Gilligan: Instead of asking how we come to take the point of view of another person, how we learn to empathize with the feelings of others and cooperate, the question becomes how do we stop doing these things? I’ve done a lot of research with girls but I’ve also done a study with young boys between four and seven. Boys at that age are under pressure to become “one of the boys.” In the class that we followed, the little group of boys formed something called the Mean Team. Basically it was defined in opposition to anything that was seen as “feminine,” which was being nice or being good. So the main activity of the Mean Team was to “bother people.” That’s the point of view from which compromise looks like weakness, and it gets incorporated as part of what masculinity means. So it’s really a cultural construction that says strength is asserting power over other people. And then you get the ethics of what you saw in Congress, compromise being seen as a weakness.

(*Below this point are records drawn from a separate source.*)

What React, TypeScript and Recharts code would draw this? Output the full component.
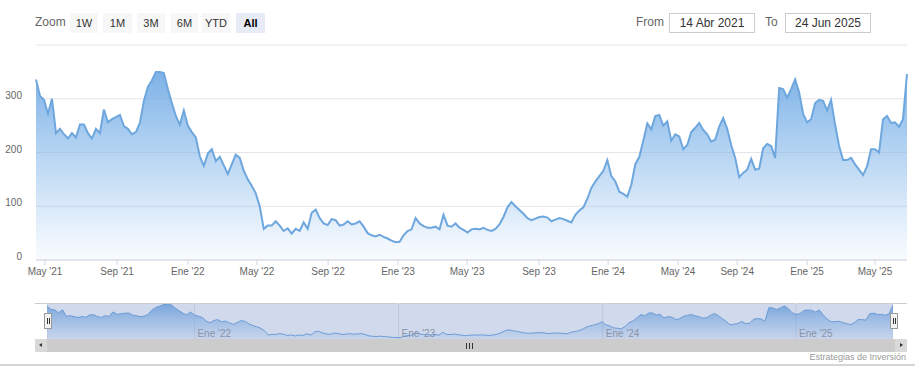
import React from "react";
import { AreaChart, Area, XAxis, YAxis, CartesianGrid } from "recharts";

// one value per trading week, 14 Abr 2021 .. 24 Jun 2025
const prices = [
  336, 305, 298, 272, 300, 236, 244, 234, 226, 236, 228, 252, 252, 236, 226, 244, 236, 280, 256, 262,
  266, 270, 249, 244, 234, 238, 255, 296, 322, 334, 350, 350, 348, 318, 292, 268, 252, 278, 250, 238,
  228, 193, 175, 198, 206, 184, 192, 176, 160, 178, 196, 190, 166, 150, 138, 124, 100, 58, 64, 64,
  72, 64, 54, 59, 49, 58, 54, 70, 58, 88, 94, 78, 68, 65, 76, 74, 64, 66, 72, 66,
  68, 72, 62, 50, 46, 44, 47, 43, 40, 36, 33, 34, 46, 54, 57, 78, 68, 63, 60, 60,
  62, 57, 84, 64, 62, 68, 60, 56, 51, 57, 58, 57, 60, 56, 54, 58, 66, 80, 98, 108,
  100, 93, 86, 78, 74, 77, 80, 81, 79, 72, 75, 78, 76, 73, 70, 84, 92, 98, 114, 134,
  146, 156, 166, 186, 156, 146, 127, 123, 118, 140, 178, 192, 222, 254, 243, 268, 270, 250, 258, 222,
  234, 230, 206, 214, 238, 246, 255, 242, 234, 220, 224, 248, 264, 244, 214, 190, 154, 162, 168, 188,
  168, 170, 208, 216, 212, 190, 320, 318, 302, 318, 336, 312, 272, 256, 262, 292, 298, 296, 278, 298,
  252, 212, 186, 186, 190, 178, 168, 158, 174, 206, 206, 200, 262, 268, 255, 256, 248, 262, 346,
];

// month ticks, placed on the week they fall in
const tickLabels = ["May '21", "Sep '21", "Ene '22", "May '22", "Sep '22", "Ene '23", "May '23", "Sep '23", "Ene '24", "May '24", "Sep '24", "Ene '25", "May '25"];
const tickWeeks = [2.25, 20.3, 38.0, 55.3, 73.1, 90.6, 107.9, 125.9, 143.2, 160.7, 175.5, 193.0, 210.0];
const navLabels = ["Ene '22", "Ene '23", "Ene '24", "Ene '25"];
const navWeeks = [38.0, 90.6, 143.2, 193.0];
const yTicks = [0, 100, 200, 300, 400];
const rangeButtons = ["1W", "1M", "3M", "6M", "YTD", "All"];
const fromDate = "14 Abr 2021";
const toDate = "24 Jun 2025";

const FONT = "'Liberation Sans', Arial, sans-serif";
const LINE = "#6ea6de";

const rows = prices.map((price, week) => ({ week, price }));
const lastWeek = prices.length - 1;

const labelFor = (w: number, labels: string[], weeks: number[]) => labels[weeks.indexOf(w)] ?? "";

function YTick({ y, payload }: any) {
  if (payload.value === 400) return <g />;
  return (
    <text x={22} y={y} textAnchor="end" fill="#666" fontSize={10} fontFamily={FONT}>
      {payload.value}
    </text>
  );
}

// navigator labels sit inside the strip, just right of each gridline
function NavTick({ x, payload }: any) {
  return (
    <text x={x + 3} y={34} fill="#999" fontSize={10} fontFamily={FONT}>
      {labelFor(payload.value, navLabels, navWeeks)}
    </text>
  );
}

const btnLeft = [70, 103, 137, 171, 202, 236];
const btnWidth = [28, 29, 28, 27, 28, 29];

export default function App() {
  return (
    <div style={{ position: "absolute", left: 0, top: 0, width: 915, height: 385, background: "#fff", fontFamily: FONT, overflow: "hidden" }}>
      {/* range selector */}
      <div style={{ position: "absolute", left: 35, top: 15, fontSize: 12, color: "#666" }}>Zoom</div>
      {rangeButtons.map((b, i) => (
        <div
          key={b}
          style={{
            position: "absolute",
            left: btnLeft[i],
            top: 13,
            width: btnWidth[i],
            height: 20,
            lineHeight: "20px",
            textAlign: "center",
            fontSize: 11,
            color: b === "All" ? "#000" : "#333",
            fontWeight: b === "All" ? "bold" : "normal",
            background: b === "All" ? "#e6ebf5" : "#f7f7f7",
          }}
        >
          {b}
        </div>
      ))}
      <div style={{ position: "absolute", left: 636, top: 15, fontSize: 12, color: "#666" }}>From</div>
      <div style={{ position: "absolute", left: 669, top: 13, width: 84, height: 18, border: "1px solid #ccc", lineHeight: "18px", textAlign: "center", fontSize: 12, color: "#333" }}>
        {fromDate}
      </div>
      <div style={{ position: "absolute", left: 765, top: 15, fontSize: 12, color: "#666" }}>To</div>
      <div style={{ position: "absolute", left: 785, top: 13, width: 84, height: 18, border: "1px solid #ccc", lineHeight: "18px", textAlign: "center", fontSize: 12, color: "#333" }}>
        {toDate}
      </div>

      {/* main chart */}
      <div style={{ position: "absolute", left: 0, top: 0 }}>
        <AreaChart width={915} height={290} data={rows} margin={{ top: 45, right: 8, left: 0, bottom: 0 }}>
          <defs>
            <linearGradient id="priceFill" x1="0" y1="0" x2="0" y2="1">
              <stop offset="0%" stopColor="#6fa9e4" stopOpacity={0.9} />
              <stop offset="100%" stopColor="#7cb5ec" stopOpacity={0.04} />
            </linearGradient>
          </defs>
          <CartesianGrid vertical={false} stroke="#e6e6e6" />
          <XAxis
            dataKey="week"
            type="number"
            domain={[0, lastWeek]}
            ticks={tickWeeks}
            tickFormatter={(w: number) => labelFor(w, tickLabels, tickWeeks)}
            height={30}
            axisLine={{ stroke: "#d0d6e2" }}
            tickLine={{ stroke: "#d0d6e2" }}
            tickSize={5}
            tickMargin={3}
            tick={{ fill: "#666", fontSize: 10, fontFamily: FONT }}
            interval={0}
          />
          <YAxis
            domain={[0, 400]}
            ticks={yTicks}
            width={36}
            axisLine={false}
            tickLine={false}
            tick={<YTick />}
          />
          <Area
            type="linear"
            dataKey="price"
            stroke={LINE}
            strokeWidth={2}
            fill="url(#priceFill)"
            fillOpacity={1}
            dot={false}
            activeDot={false}
            isAnimationActive={false}
          />
        </AreaChart>
      </div>

      {/* navigator */}
      <div style={{ position: "absolute", left: 35, top: 303, width: 872, height: 1, background: "#cccccc" }} />
      <div style={{ position: "absolute", left: 47, top: 303 }}>
        <AreaChart width={846} height={37} data={rows} margin={{ top: 0, right: 0, left: 0, bottom: 0 }}>
          <defs>
            <linearGradient id="navFill" x1="0" y1="0" x2="0" y2="1">
              <stop offset="0%" stopColor="#6fa9e4" stopOpacity={0.85} />
              <stop offset="100%" stopColor="#7cb5ec" stopOpacity={0.1} />
            </linearGradient>
          </defs>
          <CartesianGrid horizontal={false} stroke="#e6e6e6" />
          <XAxis
            dataKey="week"
            type="number"
            domain={[0, lastWeek]}
            ticks={navWeeks}
            height={1}
            axisLine={false}
            tickLine={false}
            tickSize={0}
            tickMargin={0}
            tick={<NavTick />}
            interval={0}
          />
          <YAxis hide domain={[20, 365]} />
          <Area
            type="linear"
            dataKey="price"
            stroke={LINE}
            strokeWidth={1}
            fill="url(#navFill)"
            fillOpacity={1}
            dot={false}
            activeDot={false}
            isAnimationActive={false}
          />
        </AreaChart>
      </div>
      <div style={{ position: "absolute", left: 47, top: 304, width: 846, height: 35, background: "rgba(102,133,194,0.3)" }} />
      {[44, 890].map((l) => (
        <div key={l} style={{ position: "absolute", left: l, top: 313, width: 6, height: 14, background: "#f2f2f2", border: "1px solid #999" }}>
          <div style={{ position: "absolute", left: 1.5, top: 4, width: 1, height: 6, background: "#333" }} />
          <div style={{ position: "absolute", left: 3.5, top: 4, width: 1, height: 6, background: "#333" }} />
        </div>
      ))}

      {/* scrollbar */}
      <div style={{ position: "absolute", left: 35, top: 339, width: 872, height: 13, background: "#cccccc" }} />
      <div style={{ position: "absolute", left: 35, top: 339, width: 12, height: 13, background: "#d9d9d9" }}>
        <div style={{ position: "absolute", left: 4, top: 4, width: 0, height: 0, borderTop: "2.5px solid transparent", borderBottom: "2.5px solid transparent", borderRight: "3px solid #333" }} />
      </div>
      <div style={{ position: "absolute", left: 895, top: 339, width: 12, height: 13, background: "#d9d9d9" }}>
        <div style={{ position: "absolute", left: 5, top: 4, width: 0, height: 0, borderTop: "2.5px solid transparent", borderBottom: "2.5px solid transparent", borderLeft: "3px solid #333" }} />
      </div>
      {[466, 469, 472].map((l) => (
        <div key={l} style={{ position: "absolute", left: l, top: 343, width: 1, height: 6, background: "#333" }} />
      ))}

      {/* credits */}
      <div style={{ position: "absolute", right: 9, top: 352, fontSize: 9, color: "#999" }}>Estrategias de Inversión</div>
      <div style={{ position: "absolute", left: 0, top: 364, width: 915, height: 2, background: "#d6d6d6" }} />
    </div>
  );
}
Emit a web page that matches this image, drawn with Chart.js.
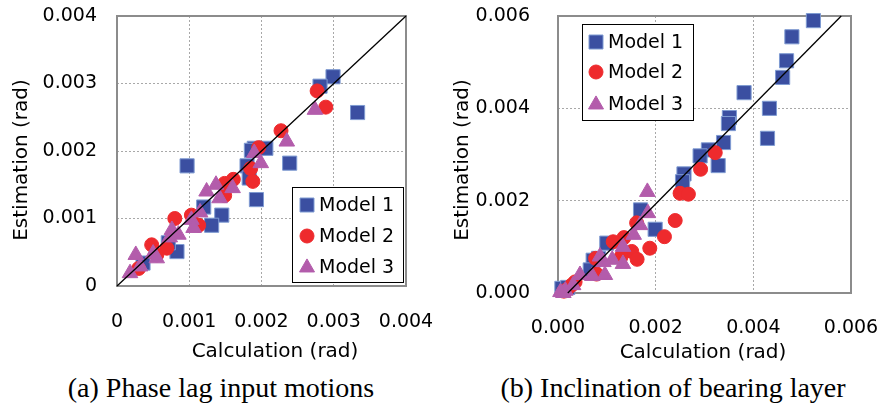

So you could say that what went on in Congress and certainly between Obama and Congress was really a clash of value systems. One value system was, “We know the truth and any compromise is a compromise with the truth.” And Obama’s approach was, “Come, let us reason together.”
I heard Nancy Pelosi on Rachel Maddow talking about how much she valued the diversity of the Democratic caucus and how they arrive at consensus through discussion and through hearing each other’s different points of view. Instead of somebody coming and saying, “This is the party line and as a member of this party, you have to adhere to it,” they arrive at their consensus, which means that it’s built in a very different way. It’s like presenting children with a problem: How can we all get along in this class? And they have to learn: how do you work it out?
We made so much progress in the sixties toward a fuller realization of democratic ideas and values. And there was a very lively discussion of values at that time: the civil rights movement, the anti-war movement, the women’s movement, the notion that everyone needs to have a voice. I think there was a reaction against that and an attempt to put back in place what is really a patriarchal structure where a certain group of people — and you saw them very clearly in this election — felt that they held a privileged status and a privileged access to the truth. It was basically a group of older white men.
Riley: Another outcome of this election is that there will be more women in the Senate than ever before. What effect do you think they will have on Congress?
Gilligan: The question is really the culture [of the place]. And if you’re talking about a culture that places a group of privileged white men on the top and everybody else beneath, men and women stand in a slightly different relationship to that culture and women are more likely to name it as they did in the run up to this election — Sandra Fluke and the various people who spoke out. The men [who said those things] — they all lost the election and they were stunned. They didn’t realize how they would be heard and they didn’t think that other people really had a voice.
We saw a clash between two value systems. Bill Clinton said, “Are we on our own? Or are we in it together?” And “are we in it together?” is care ethics. If we’re all in it together, then we have to care about each other. Well, what does that mean? It means we have listen to each other, pay attention. It’s basically, it’s integral to the whole functioning of a democratic society, otherwise you don’t have a democracy. I mean, you have some kind of oligarchy.
I think women are more aware of this disjunction between how things are and how things are said to be. You get enough women so that you begin to build some resonance among them, and they’re more likely to resist that model of there’s only the “my way or the highway” view. So women’s voices are crucial.
It’s not that men lack the capacity for empathy or don’t know how to cooperate, it’s just that within a certain culture of masculinity, it’s seen as unmanly. The presence of women starts to shift the culture.
Riley: We heard a lot about President Obama’s first election shepherding in a “post-racial” society. Are you saying that we’re now entering a “post-patriarchal” society?
Gilligan: Yes, I really do think so. I think that’s where the demographics are going. It’s not that I don’t think there’s going to be a fight about it. But it’s not a fight of men versus women. There are men and women on both sides of this. It’s a fight between a set of value systems and assumptions that are very blatantly, patently patriarchal — you can see it in the Catholic Church, you can see it in Romney — and a set of values that are basically democratic.
So you have a patriarchal worldview where things are either masculine or feminine, and whatever’s masculine is privileged and whatever’s feminine is both idealized and devalued. That’s what I think was fought out in this election — and it was a close election, so we have to remember that. On the other hand, Obama won, more women were elected to Congress and none of those men who spoke out about legitimate rape — they all lost. I think it’s a tremendously important moment in this culture.